Sometimes it seems like the problems of today are new – as though society once flourished and only recently fell into decay. If only we could go back, we cry, we’d be certain to regain paradise.
But just how far back would we have to go? Our grand parents? Our great-grandparents? Further?
A great post from xkcd bemoaning “the pace of modern life,” begins with this quote:
The art of letter-writing is fast dying out…We think we are too busy for such old-fashioned correspondence. We fire off a multitude of rapid and short notes, instead of sitting down to have a good talk over a real sheet of paper.
The Sunday Magazine
Of course, a quote like this perhaps only reveals the dissonance between “modern” and “modernity.” Spoken casually, “modern” feels like an ever shortening window of current time – not even my floppy disks can claim to be modern any more.
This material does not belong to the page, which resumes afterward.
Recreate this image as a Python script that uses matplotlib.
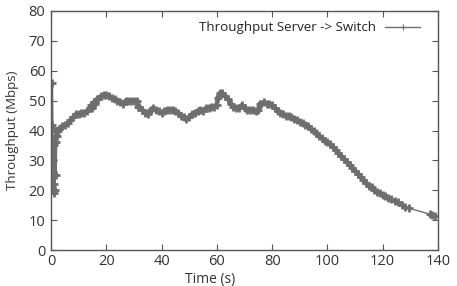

“Modernity,” on the other hand, has been going on for some time. It’s more modern in a geologic sense.
And it’s somehow reassuring to read someone like John Dewey – so often seen as a bright-eyed optimist – write in 1927:
At election time, appeal to some time-worn slogan may galvanize [a voter] into a temporary notion that he has convictions on an important subjects…
The problems of today aren’t just the problems of today. They are challenges of modernity, and they didn’t spring up over night.
The public may indeed be in “eclipse,” as Dewey bemoaned, but we can still continue to search for the Great Community.